谢哲的脑海里出现了一幅一幅的画面,显然这些都是老树的记忆。其中一闪而过的也有宁溪蕾。她的手里牵了一个小姑娘,两个人正笑嘻嘻的开开心心的把手里写着小姑娘名字的神符挂上了老树的枝头。
那是一颗很粗壮的,要数人才能合抱的老槐树。
在她们身后,老槐树轻轻抖动着枝叶,仿佛是开心一般的发出了‘沙沙,沙沙’的声音。
“他们向我许诺,只要他们的孩子能够好起来,就把那些孩子送给我,变成我的孩子,”老树慢慢的说道,“所以,现在我就来向他们要了。”
“……”w市以前的确是有过这样的传说,如果有孩子生了治不了的病,就把孩子的名字写在木牌上面,挂在老槐树身上,以把小孩儿许给老槐树做它的孩子。传说中,这样的做法能让小孩儿的疾病不药而愈,回复健康。
但是想必这么做的时候这些父母亲们怎么也想不到,有朝一日这大树真的会把孩子们给带走吧。
“明明只是履行约定好的事情呢……”老树咕哝着,“你们这么凶干什么?”
“你要那些孩子做什么?”谢哲问道:他这时候已经感觉到,这棵老树具有很高的智商,并不是那种只能用打打杀杀来解决的怪物。或许许愿森林之所以会变成十大凶地之一,也和之前来探险的人每一次都是有去无回,继而恶性循环进来就是喊打喊杀甚至用火系异能想要直接烧掉这片林子也有很大的关系吧。
人用什么样的方式对待别人,别人也就用什么样的方式对待你。
“我一下子长得太高了呢,”老树摇了摇自己的身体,“周围的动物们都不来啦,那些原本住的和我很近的同伴们也都枯死了,”废话,它一个人占光了阳光雨露,剩下给它附近的那些植物的就几近于无了,“我很寂寞,就想有孩子们陪着我。”
“那也不用这么多吧!”谢哲说。
“可是不用多久他们就闹着要回家,闹着肚子饿,闹着要爸爸妈妈……”老树苦恼的开口,“我就只好让他们继续睡觉了。”
“这么说,他们都还活着?”谢哲惊喜的说。
“都在这里呢。”老树指了指自己的中间树洞,点了点头。
***
宋芸芸被藤蔓放了下来的时候她还在懵逼:咦,说好的要大打一架呢?说好的武力解决问题呢?

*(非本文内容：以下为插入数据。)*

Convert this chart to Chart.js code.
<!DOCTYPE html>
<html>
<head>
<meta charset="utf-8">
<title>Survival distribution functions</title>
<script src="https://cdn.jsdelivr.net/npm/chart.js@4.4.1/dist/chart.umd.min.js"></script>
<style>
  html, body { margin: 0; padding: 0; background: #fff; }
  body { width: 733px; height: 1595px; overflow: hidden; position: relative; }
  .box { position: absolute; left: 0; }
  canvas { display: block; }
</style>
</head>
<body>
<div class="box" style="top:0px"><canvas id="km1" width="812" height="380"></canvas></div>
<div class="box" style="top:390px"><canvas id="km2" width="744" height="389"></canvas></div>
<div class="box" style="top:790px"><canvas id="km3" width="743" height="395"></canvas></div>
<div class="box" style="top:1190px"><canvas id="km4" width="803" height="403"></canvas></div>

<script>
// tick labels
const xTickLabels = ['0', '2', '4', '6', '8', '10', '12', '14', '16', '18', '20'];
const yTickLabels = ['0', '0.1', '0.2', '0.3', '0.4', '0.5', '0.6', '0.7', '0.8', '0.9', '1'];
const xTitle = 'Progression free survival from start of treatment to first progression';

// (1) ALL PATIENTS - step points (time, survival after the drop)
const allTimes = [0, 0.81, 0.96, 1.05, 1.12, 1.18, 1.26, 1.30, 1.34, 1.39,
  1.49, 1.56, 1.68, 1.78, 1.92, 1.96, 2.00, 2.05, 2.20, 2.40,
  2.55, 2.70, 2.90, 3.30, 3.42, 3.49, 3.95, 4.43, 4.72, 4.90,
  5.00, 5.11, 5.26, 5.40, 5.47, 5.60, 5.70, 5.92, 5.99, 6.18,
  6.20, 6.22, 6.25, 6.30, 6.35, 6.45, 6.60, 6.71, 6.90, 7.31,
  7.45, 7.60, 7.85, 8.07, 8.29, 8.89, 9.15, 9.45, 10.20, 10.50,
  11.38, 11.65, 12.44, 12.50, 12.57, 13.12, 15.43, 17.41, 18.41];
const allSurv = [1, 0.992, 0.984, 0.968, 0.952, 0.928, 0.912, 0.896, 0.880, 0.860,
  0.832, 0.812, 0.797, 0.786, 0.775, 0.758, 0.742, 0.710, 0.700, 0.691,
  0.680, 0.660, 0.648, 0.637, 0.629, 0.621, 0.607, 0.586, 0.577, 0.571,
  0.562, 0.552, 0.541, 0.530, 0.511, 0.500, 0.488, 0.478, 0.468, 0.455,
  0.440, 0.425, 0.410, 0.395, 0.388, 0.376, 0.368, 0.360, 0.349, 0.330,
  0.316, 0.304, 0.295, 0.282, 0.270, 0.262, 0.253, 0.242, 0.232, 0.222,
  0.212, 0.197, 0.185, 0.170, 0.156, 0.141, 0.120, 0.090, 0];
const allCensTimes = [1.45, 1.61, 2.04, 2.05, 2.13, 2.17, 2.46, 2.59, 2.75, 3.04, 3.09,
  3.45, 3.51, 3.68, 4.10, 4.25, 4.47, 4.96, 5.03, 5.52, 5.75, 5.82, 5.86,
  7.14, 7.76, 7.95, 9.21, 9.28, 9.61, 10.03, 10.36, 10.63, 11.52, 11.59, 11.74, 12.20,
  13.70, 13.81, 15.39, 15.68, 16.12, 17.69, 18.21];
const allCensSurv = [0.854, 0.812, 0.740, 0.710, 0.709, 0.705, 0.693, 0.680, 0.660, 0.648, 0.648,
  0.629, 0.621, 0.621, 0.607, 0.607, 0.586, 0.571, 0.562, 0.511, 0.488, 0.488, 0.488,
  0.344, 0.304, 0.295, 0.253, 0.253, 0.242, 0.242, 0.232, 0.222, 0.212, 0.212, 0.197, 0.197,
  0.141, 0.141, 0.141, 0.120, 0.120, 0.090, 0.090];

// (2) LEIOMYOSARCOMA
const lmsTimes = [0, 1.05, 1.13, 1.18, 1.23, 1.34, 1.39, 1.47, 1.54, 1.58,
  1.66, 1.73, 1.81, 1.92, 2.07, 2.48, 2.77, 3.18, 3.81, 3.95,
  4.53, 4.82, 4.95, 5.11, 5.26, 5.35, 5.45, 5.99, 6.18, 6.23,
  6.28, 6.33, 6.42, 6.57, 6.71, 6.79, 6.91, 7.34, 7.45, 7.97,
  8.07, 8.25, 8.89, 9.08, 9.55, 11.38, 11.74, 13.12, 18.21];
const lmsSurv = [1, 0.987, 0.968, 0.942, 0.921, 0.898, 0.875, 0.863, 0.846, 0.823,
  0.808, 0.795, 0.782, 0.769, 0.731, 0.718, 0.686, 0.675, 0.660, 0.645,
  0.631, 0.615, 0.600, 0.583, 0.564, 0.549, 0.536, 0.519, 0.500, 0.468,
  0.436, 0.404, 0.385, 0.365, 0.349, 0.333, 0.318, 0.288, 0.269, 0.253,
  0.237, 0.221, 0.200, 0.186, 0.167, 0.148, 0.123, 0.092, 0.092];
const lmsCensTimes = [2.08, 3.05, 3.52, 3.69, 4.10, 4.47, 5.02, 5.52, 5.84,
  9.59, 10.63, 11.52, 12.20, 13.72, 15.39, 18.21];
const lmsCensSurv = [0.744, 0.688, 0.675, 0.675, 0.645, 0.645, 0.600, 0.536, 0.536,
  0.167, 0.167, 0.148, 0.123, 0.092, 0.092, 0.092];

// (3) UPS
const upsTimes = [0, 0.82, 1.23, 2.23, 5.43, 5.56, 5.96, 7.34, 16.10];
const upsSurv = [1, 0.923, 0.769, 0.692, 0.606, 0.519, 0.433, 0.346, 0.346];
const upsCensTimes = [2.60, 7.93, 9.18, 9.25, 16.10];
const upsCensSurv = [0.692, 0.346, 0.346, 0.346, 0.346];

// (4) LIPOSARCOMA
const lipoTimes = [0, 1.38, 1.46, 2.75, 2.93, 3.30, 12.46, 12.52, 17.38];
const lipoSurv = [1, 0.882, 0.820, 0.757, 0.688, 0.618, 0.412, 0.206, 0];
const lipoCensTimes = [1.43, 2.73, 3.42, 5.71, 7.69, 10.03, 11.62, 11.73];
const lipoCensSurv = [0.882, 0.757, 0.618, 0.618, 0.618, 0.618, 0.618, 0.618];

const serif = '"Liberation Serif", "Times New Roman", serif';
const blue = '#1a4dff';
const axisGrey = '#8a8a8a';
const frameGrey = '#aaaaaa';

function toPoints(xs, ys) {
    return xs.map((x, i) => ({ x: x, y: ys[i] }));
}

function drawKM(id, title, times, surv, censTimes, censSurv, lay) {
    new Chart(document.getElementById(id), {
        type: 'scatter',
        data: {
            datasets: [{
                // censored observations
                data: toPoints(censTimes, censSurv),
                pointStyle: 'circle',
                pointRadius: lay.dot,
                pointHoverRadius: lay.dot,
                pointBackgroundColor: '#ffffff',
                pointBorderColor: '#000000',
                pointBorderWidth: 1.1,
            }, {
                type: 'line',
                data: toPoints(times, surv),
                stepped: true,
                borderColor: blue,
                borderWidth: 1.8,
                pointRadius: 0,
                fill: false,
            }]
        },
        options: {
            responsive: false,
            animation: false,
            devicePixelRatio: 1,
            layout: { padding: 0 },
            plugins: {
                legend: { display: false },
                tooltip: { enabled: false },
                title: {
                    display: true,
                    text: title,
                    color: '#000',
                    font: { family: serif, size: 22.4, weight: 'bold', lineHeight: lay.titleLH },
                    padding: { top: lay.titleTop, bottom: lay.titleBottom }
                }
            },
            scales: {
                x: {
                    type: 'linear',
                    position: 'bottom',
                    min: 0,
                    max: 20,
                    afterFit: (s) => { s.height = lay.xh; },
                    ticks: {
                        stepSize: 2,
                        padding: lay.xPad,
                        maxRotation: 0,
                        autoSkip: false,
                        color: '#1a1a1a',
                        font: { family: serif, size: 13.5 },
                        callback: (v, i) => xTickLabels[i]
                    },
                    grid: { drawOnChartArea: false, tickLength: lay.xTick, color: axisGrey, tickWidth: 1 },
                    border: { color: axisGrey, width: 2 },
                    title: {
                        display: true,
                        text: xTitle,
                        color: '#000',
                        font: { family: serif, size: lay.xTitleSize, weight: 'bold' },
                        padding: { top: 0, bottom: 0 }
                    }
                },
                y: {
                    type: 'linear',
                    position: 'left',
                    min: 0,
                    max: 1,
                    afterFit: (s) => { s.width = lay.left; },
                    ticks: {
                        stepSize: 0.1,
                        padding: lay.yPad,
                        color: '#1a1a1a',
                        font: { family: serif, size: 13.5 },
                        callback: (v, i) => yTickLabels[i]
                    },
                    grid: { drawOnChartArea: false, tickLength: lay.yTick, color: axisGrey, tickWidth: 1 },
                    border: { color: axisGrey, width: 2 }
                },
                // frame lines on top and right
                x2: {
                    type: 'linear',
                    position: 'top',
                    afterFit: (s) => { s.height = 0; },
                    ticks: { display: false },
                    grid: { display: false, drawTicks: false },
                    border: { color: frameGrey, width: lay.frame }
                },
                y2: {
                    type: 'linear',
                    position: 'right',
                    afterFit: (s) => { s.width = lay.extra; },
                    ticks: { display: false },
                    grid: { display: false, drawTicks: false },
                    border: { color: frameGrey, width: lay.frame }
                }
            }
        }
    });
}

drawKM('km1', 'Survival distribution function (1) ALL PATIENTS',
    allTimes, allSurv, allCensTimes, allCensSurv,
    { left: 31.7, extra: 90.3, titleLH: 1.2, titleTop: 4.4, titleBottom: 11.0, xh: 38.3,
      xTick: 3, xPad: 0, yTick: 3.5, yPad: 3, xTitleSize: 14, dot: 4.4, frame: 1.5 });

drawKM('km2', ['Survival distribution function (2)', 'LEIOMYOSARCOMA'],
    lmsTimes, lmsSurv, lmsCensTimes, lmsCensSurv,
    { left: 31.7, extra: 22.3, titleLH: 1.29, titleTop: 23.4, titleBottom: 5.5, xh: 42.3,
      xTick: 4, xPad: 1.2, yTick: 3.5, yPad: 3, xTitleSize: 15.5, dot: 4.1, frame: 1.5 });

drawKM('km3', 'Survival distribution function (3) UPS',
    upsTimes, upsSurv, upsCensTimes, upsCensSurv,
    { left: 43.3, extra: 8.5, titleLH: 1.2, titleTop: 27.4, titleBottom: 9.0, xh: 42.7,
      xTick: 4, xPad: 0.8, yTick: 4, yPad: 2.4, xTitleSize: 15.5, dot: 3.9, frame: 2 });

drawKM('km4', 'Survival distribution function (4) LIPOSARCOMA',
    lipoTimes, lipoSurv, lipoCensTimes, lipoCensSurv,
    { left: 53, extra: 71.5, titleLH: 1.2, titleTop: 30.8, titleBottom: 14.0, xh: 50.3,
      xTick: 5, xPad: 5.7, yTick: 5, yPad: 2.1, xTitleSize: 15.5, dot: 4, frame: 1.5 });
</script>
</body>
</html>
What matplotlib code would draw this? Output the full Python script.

都已经做好了要打一架的准备了,怎么忽然之间就握手言和了?
谢哲显然醒来的比他们其他队伍里的人都要早,等到队友们一个一个的睁开了眼睛恢复了清醒,他带着他们爬上了高高的树身,在中空的树洞里找到了那些并排睡的正熟的孩子们。
宁溪蕾抱着女儿哭的上气不接下气,一边机械的喃喃的说着“谢谢你们谢谢你们”,差点激动的要跪下来给他们磕头,谢哲却摇了摇头:“能救回你的女儿不是没有条件的,以后你们这些家长,必须得每周来一次许愿森林,陪这里的老树聊天,每批人在这里呆够一天一夜,轮班完了才能回去。路上可能会遇到丧尸侵袭,不一定安全,可能你们自己也会把命丢在路上,你想好了吗?”
虽然说老树答应了放人,而且它对要人命并没有什么兴趣,但这可不代表着来这里的路上就会一帆风顺了。